### TASK GOAL
Give back every line exactly as it appears, pictures excluded.

++++++++

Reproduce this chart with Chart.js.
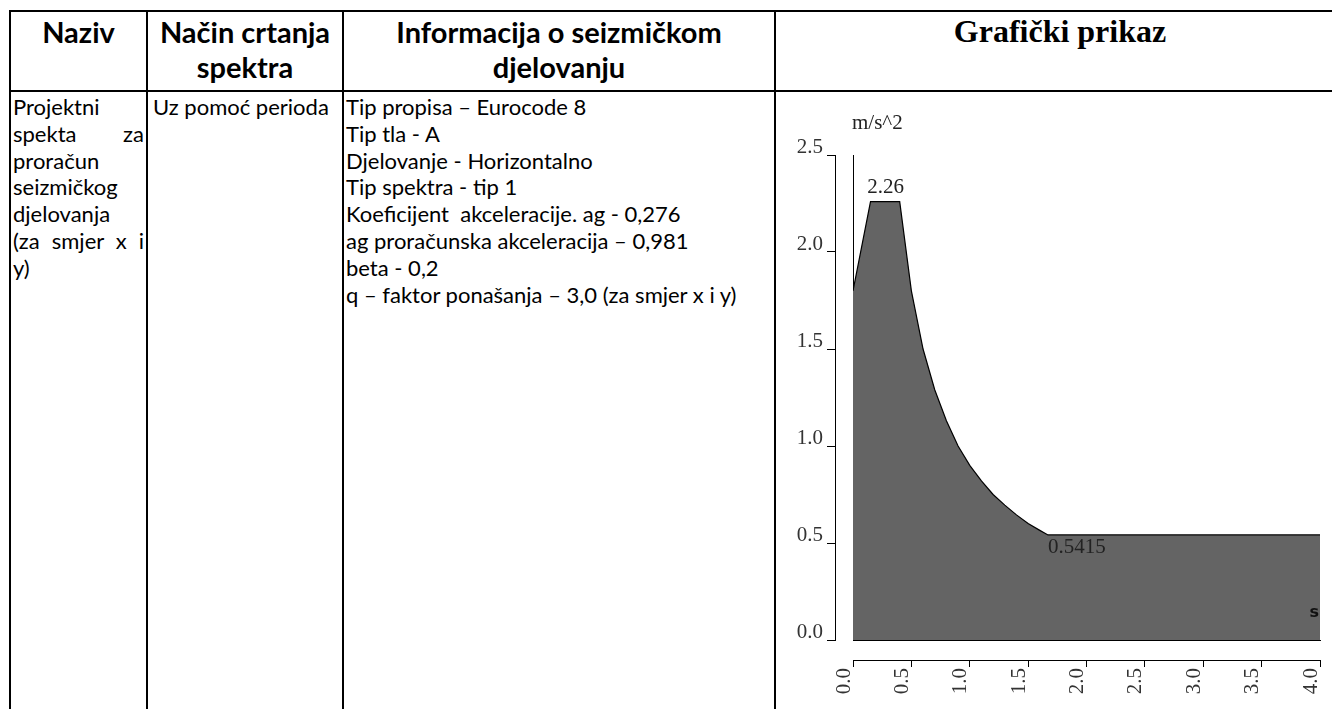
<!DOCTYPE html>
<html>
<head>
<meta charset="utf-8">
<title>Projektni spektar</title>
<script src="https://cdn.jsdelivr.net/npm/chart.js@4.4.1/dist/chart.umd.min.js"></script>
<style>
  html, body { margin: 0; padding: 0; background: #fff; width: 1332px; height: 709px; overflow: hidden; }
  .cell { position: absolute; box-sizing: border-box; border-left: 2px solid #000; border-top: 2px solid #000; color: #000; }
  .hd { font-family: Lato, sans-serif; font-weight: 700; font-size: 29px; line-height: 35px; text-align: center; padding-top: 2px; }
  .hd.serif { font-family: "Liberation Serif", serif; font-size: 32px; }
  .bd { font-family: Lato, sans-serif; font-size: 22px; line-height: 26.8px; padding: 2px 2px 0 2px; white-space: nowrap; }
  .j { text-align: justify; text-align-last: justify; }
  #chartBox { position: absolute; left: 776px; top: 92px; width: 556px; height: 617px; }
</style>
</head>
<body>
  <!-- zaglavlje -->
  <div class="cell hd" style="left:9px; top:10px; width:137px; height:82px;">Naziv</div>
  <div class="cell hd" style="left:146px; top:10px; width:196px; height:82px;">Način crtanja<br>spektra</div>
  <div class="cell hd" style="left:342px; top:10px; width:432px; height:82px;">Informacija o seizmičkom<br>djelovanju</div>
  <div class="cell hd serif" style="left:774px; top:10px; width:570px; height:82px;">Grafički prikaz</div>

  <!-- sadrzaj -->
  <div class="cell bd" style="left:9px; top:90px; width:137px; height:640px; white-space: normal;">
    <div>Projektni</div>
    <div class="j">spekta za</div>
    <div>proračun</div>
    <div>seizmičkog</div>
    <div>djelovanja</div>
    <div class="j">(za smjer x i</div>
    <div>y)</div>
  </div>
  <div class="cell bd" style="left:146px; top:90px; width:196px; height:640px; padding-left:5px;">Uz pomoć perioda</div>
  <div class="cell bd" style="left:342px; top:90px; width:432px; height:640px;">
    <div>Tip propisa – Eurocode 8</div>
    <div>Tip tla - A</div>
    <div>Djelovanje - Horizontalno</div>
    <div>Tip spektra - tip 1</div>
    <div>Koeficijent&nbsp; akceleracije. ag - 0,276</div>
    <div>ag proračunska akceleracija – 0,981</div>
    <div>beta - 0,2</div>
    <div>q – faktor ponašanja – 3,0 (za smjer x i y)</div>
  </div>
  <div class="cell" style="left:774px; top:90px; width:570px; height:640px;"></div>

  <div id="chartBox"><canvas id="spektarChart"></canvas></div>

<script>
// Podaci ocitani sa grafika
const periodi = [0, 0.15, 0.4, 0.5, 0.6, 0.7, 0.8, 0.9, 1.0, 1.1, 1.2, 1.3, 1.4, 1.5, 1.6, 1.67, 4.0];
const ubrzanja = [1.80, 2.26, 2.26, 1.80, 1.50, 1.29, 1.13, 1.00, 0.90, 0.82, 0.75, 0.695, 0.645, 0.60, 0.565, 0.5415, 0.5415];
const xOznake = [0, 0.5, 1.0, 1.5, 2.0, 2.5, 3.0, 3.5, 4.0];
const yOznake = [0, 0.5, 1.0, 1.5, 2.0, 2.5];
const vrijednostiNaGrafu = [
    { x: 0.28, y: 2.26, tekst: '2.26' },
    { x: 1.67, y: 0.5415, tekst: '0.5415' }
];

const serifFont = { family: '"Liberation Serif", "Times New Roman", serif', size: 21 };

// Tekstovi na grafu (vrijednosti i jedinice)
const oznakePlugin = {
    id: 'oznake',
    afterDatasetsDraw(chart) {
        const { ctx, chartArea, scales: { x, y } } = chart;
        ctx.save();
        ctx.font = '21px "Liberation Serif", serif';
        ctx.fillStyle = '#222';
        ctx.textBaseline = 'alphabetic';

        const vrh = vrijednostiNaGrafu[0];
        ctx.textAlign = 'center';
        ctx.fillText(vrh.tekst, x.getPixelForValue(vrh.x), y.getPixelForValue(vrh.y) - 9);

        const kraj = vrijednostiNaGrafu[1];
        ctx.textAlign = 'left';
        ctx.fillText(kraj.tekst, x.getPixelForValue(kraj.x), y.getPixelForValue(kraj.y) + 18);

        // jedinice osi
        ctx.fillText('m/s^2', chartArea.left - 1, chartArea.top - 26);
        ctx.font = 'bold 16px "DejaVu Sans", sans-serif';
        ctx.fillStyle = '#111';
        ctx.textAlign = 'right';
        ctx.fillText('s', chartArea.right - 1, chartArea.bottom - 23);
        ctx.restore();
    }
};

document.addEventListener('DOMContentLoaded', function () {
    const ctxSpektar = document.getElementById('spektarChart');
    if (!ctxSpektar) {
        console.error('Nema canvasa za graf.');
        return;
    }

    const tacke = periodi.map((t, i) => ({ x: t, y: ubrzanja[i] }));

    new Chart(ctxSpektar, {
        type: 'line',
        data: {
            datasets: [{
                label: 'Sd(T)',
                data: tacke,
                fill: 'origin',
                backgroundColor: '#646464',
                borderColor: '#000',
                borderWidth: 1.2,
                pointRadius: 0,
                tension: 0
            }]
        },
        options: {
            responsive: true,
            maintainAspectRatio: false,
            animation: false,
            layout: { padding: { top: 63, right: 12, bottom: 0, left: 0 } },
            plugins: {
                legend: { display: false },
                tooltip: { enabled: false }
            },
            scales: {
                x: {
                    type: 'linear',
                    position: 'bottom',
                    weight: 1,
                    min: xOznake[0],
                    max: xOznake[xOznake.length - 1],
                    afterBuildTicks: (s) => { s.ticks = xOznake.map(v => ({ value: v })); },
                    afterFit: (s) => { s.height = 49; s.paddingLeft = 0; s.paddingRight = 0; },
                    ticks: {
                        autoSkip: false,
                        minRotation: 90,
                        maxRotation: 90,
                        padding: 1,
                        labelOffset: -9,
                        color: '#333',
                        font: serifFont,
                        callback: (v) => Number(v).toFixed(1)
                    },
                    grid: { drawOnChartArea: false, tickLength: 7, color: '#000', lineWidth: 1 },
                    border: { color: '#000', width: 1 }
                },
                xRazmak: {
                    type: 'linear',
                    position: 'bottom',
                    weight: 0,
                    afterFit: (s) => { s.height = 20; s.paddingLeft = 0; s.paddingRight = 0; },
                    ticks: { display: false },
                    grid: { drawOnChartArea: false, drawTicks: false },
                    border: { color: '#000', width: 1 }
                },
                y: {
                    type: 'linear',
                    position: 'left',
                    weight: 1,
                    min: yOznake[0],
                    max: yOznake[yOznake.length - 1],
                    afterBuildTicks: (s) => { s.ticks = yOznake.map(v => ({ value: v })); },
                    afterFit: (s) => { s.width = 59; s.paddingTop = 0; s.paddingBottom = 0; },
                    ticks: {
                        padding: 4,
                        labelOffset: -8,
                        color: '#333',
                        font: serifFont,
                        callback: (v) => Number(v).toFixed(1)
                    },
                    grid: { drawOnChartArea: false, tickLength: 8, color: '#000', lineWidth: 1 },
                    border: { color: '#000', width: 1 }
                },
                yRazmak: {
                    type: 'linear',
                    position: 'left',
                    weight: 0,
                    afterFit: (s) => { s.width = 18; s.paddingTop = 0; s.paddingBottom = 0; },
                    ticks: { display: false },
                    grid: { drawOnChartArea: false, drawTicks: false },
                    border: { color: '#000', width: 1 }
                }
            }
        },
        plugins: [oznakePlugin]
    });
});
</script>
</body>
</html>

++++++++

### ANSWER IN FULL
Reproduce this chart with Chart.js.
<!DOCTYPE html>
<html>
<head>
<meta charset="utf-8">
<title>Projektni spektar</title>
<script src="https://cdn.jsdelivr.net/npm/chart.js@4.4.1/dist/chart.umd.min.js"></script>
<style>
  html, body { margin: 0; padding: 0; background: #fff; width: 1332px; height: 709px; overflow: hidden; }
  .cell { position: absolute; box-sizing: border-box; border-left: 2px solid #000; border-top: 2px solid #000; color: #000; }
  .hd { font-family: Lato, sans-serif; font-weight: 700; font-size: 29px; line-height: 35px; text-align: center; padding-top: 2px; }
  .hd.serif { font-family: "Liberation Serif", serif; font-size: 32px; }
  .bd { font-family: Lato, sans-serif; font-size: 22px; line-height: 26.8px; padding: 2px 2px 0 2px; white-space: nowrap; }
  .j { text-align: justify; text-align-last: justify; }
  #chartBox { position: absolute; left: 776px; top: 92px; width: 556px; height: 617px; }
</style>
</head>
<body>
  <!-- zaglavlje -->
  <div class="cell hd" style="left:9px; top:10px; width:137px; height:82px;">Naziv</div>
  <div class="cell hd" style="left:146px; top:10px; width:196px; height:82px;">Način crtanja<br>spektra</div>
  <div class="cell hd" style="left:342px; top:10px; width:432px; height:82px;">Informacija o seizmičkom<br>djelovanju</div>
  <div class="cell hd serif" style="left:774px; top:10px; width:570px; height:82px;">Grafički prikaz</div>

  <!-- sadrzaj -->
  <div class="cell bd" style="left:9px; top:90px; width:137px; height:640px; white-space: normal;">
    <div>Projektni</div>
    <div class="j">spekta za</div>
    <div>proračun</div>
    <div>seizmičkog</div>
    <div>djelovanja</div>
    <div class="j">(za smjer x i</div>
    <div>y)</div>
  </div>
  <div class="cell bd" style="left:146px; top:90px; width:196px; height:640px; padding-left:5px;">Uz pomoć perioda</div>
  <div class="cell bd" style="left:342px; top:90px; width:432px; height:640px;">
    <div>Tip propisa – Eurocode 8</div>
    <div>Tip tla - A</div>
    <div>Djelovanje - Horizontalno</div>
    <div>Tip spektra - tip 1</div>
    <div>Koeficijent&nbsp; akceleracije. ag - 0,276</div>
    <div>ag proračunska akceleracija – 0,981</div>
    <div>beta - 0,2</div>
    <div>q – faktor ponašanja – 3,0 (za smjer x i y)</div>
  </div>
  <div class="cell" style="left:774px; top:90px; width:570px; height:640px;"></div>

  <div id="chartBox"><canvas id="spektarChart"></canvas></div>

<script>
// Podaci ocitani sa grafika
const periodi = [0, 0.15, 0.4, 0.5, 0.6, 0.7, 0.8, 0.9, 1.0, 1.1, 1.2, 1.3, 1.4, 1.5, 1.6, 1.67, 4.0];
const ubrzanja = [1.80, 2.26, 2.26, 1.80, 1.50, 1.29, 1.13, 1.00, 0.90, 0.82, 0.75, 0.695, 0.645, 0.60, 0.565, 0.5415, 0.5415];
const xOznake = [0, 0.5, 1.0, 1.5, 2.0, 2.5, 3.0, 3.5, 4.0];
const yOznake = [0, 0.5, 1.0, 1.5, 2.0, 2.5];
const vrijednostiNaGrafu = [
    { x: 0.28, y: 2.26, tekst: '2.26' },
    { x: 1.67, y: 0.5415, tekst: '0.5415' }
];

const serifFont = { family: '"Liberation Serif", "Times New Roman", serif', size: 21 };

// Tekstovi na grafu (vrijednosti i jedinice)
const oznakePlugin = {
    id: 'oznake',
    afterDatasetsDraw(chart) {
        const { ctx, chartArea, scales: { x, y } } = chart;
        ctx.save();
        ctx.font = '21px "Liberation Serif", serif';
        ctx.fillStyle = '#222';
        ctx.textBaseline = 'alphabetic';

        const vrh = vrijednostiNaGrafu[0];
        ctx.textAlign = 'center';
        ctx.fillText(vrh.tekst, x.getPixelForValue(vrh.x), y.getPixelForValue(vrh.y) - 9);

        const kraj = vrijednostiNaGrafu[1];
        ctx.textAlign = 'left';
        ctx.fillText(kraj.tekst, x.getPixelForValue(kraj.x), y.getPixelForValue(kraj.y) + 18);

        // jedinice osi
        ctx.fillText('m/s^2', chartArea.left - 1, chartArea.top - 26);
        ctx.font = 'bold 16px "DejaVu Sans", sans-serif';
        ctx.fillStyle = '#111';
        ctx.textAlign = 'right';
        ctx.fillText('s', chartArea.right - 1, chartArea.bottom - 23);
        ctx.restore();
    }
};

document.addEventListener('DOMContentLoaded', function () {
    const ctxSpektar = document.getElementById('spektarChart');
    if (!ctxSpektar) {
        console.error('Nema canvasa za graf.');
        return;
    }

    const tacke = periodi.map((t, i) => ({ x: t, y: ubrzanja[i] }));

    new Chart(ctxSpektar, {
        type: 'line',
        data: {
            datasets: [{
                label: 'Sd(T)',
                data: tacke,
                fill: 'origin',
                backgroundColor: '#646464',
                borderColor: '#000',
                borderWidth: 1.2,
                pointRadius: 0,
                tension: 0
            }]
        },
        options: {
            responsive: true,
            maintainAspectRatio: false,
            animation: false,
            layout: { padding: { top: 63, right: 12, bottom: 0, left: 0 } },
            plugins: {
                legend: { display: false },
                tooltip: { enabled: false }
            },
            scales: {
                x: {
                    type: 'linear',
                    position: 'bottom',
                    weight: 1,
                    min: xOznake[0],
                    max: xOznake[xOznake.length - 1],
                    afterBuildTicks: (s) => { s.ticks = xOznake.map(v => ({ value: v })); },
                    afterFit: (s) => { s.height = 49; s.paddingLeft = 0; s.paddingRight = 0; },
                    ticks: {
                        autoSkip: false,
                        minRotation: 90,
                        maxRotation: 90,
                        padding: 1,
                        labelOffset: -9,
                        color: '#333',
                        font: serifFont,
                        callback: (v) => Number(v).toFixed(1)
                    },
                    grid: { drawOnChartArea: false, tickLength: 7, color: '#000', lineWidth: 1 },
                    border: { color: '#000', width: 1 }
                },
                xRazmak: {
                    type: 'linear',
                    position: 'bottom',
                    weight: 0,
                    afterFit: (s) => { s.height = 20; s.paddingLeft = 0; s.paddingRight = 0; },
                    ticks: { display: false },
                    grid: { drawOnChartArea: false, drawTicks: false },
                    border: { color: '#000', width: 1 }
                },
                y: {
                    type: 'linear',
                    position: 'left',
                    weight: 1,
                    min: yOznake[0],
                    max: yOznake[yOznake.length - 1],
                    afterBuildTicks: (s) => { s.ticks = yOznake.map(v => ({ value: v })); },
                    afterFit: (s) => { s.width = 59; s.paddingTop = 0; s.paddingBottom = 0; },
                    ticks: {
                        padding: 4,
                        labelOffset: -8,
                        color: '#333',
                        font: serifFont,
                        callback: (v) => Number(v).toFixed(1)
                    },
                    grid: { drawOnChartArea: false, tickLength: 8, color: '#000', lineWidth: 1 },
                    border: { color: '#000', width: 1 }
                },
                yRazmak: {
                    type: 'linear',
                    position: 'left',
                    weight: 0,
                    afterFit: (s) => { s.width = 18; s.paddingTop = 0; s.paddingBottom = 0; },
                    ticks: { display: false },
                    grid: { drawOnChartArea: false, drawTicks: false },
                    border: { color: '#000', width: 1 }
                }
            }
        },
        plugins: [oznakePlugin]
    });
});
</script>
</body>
</html>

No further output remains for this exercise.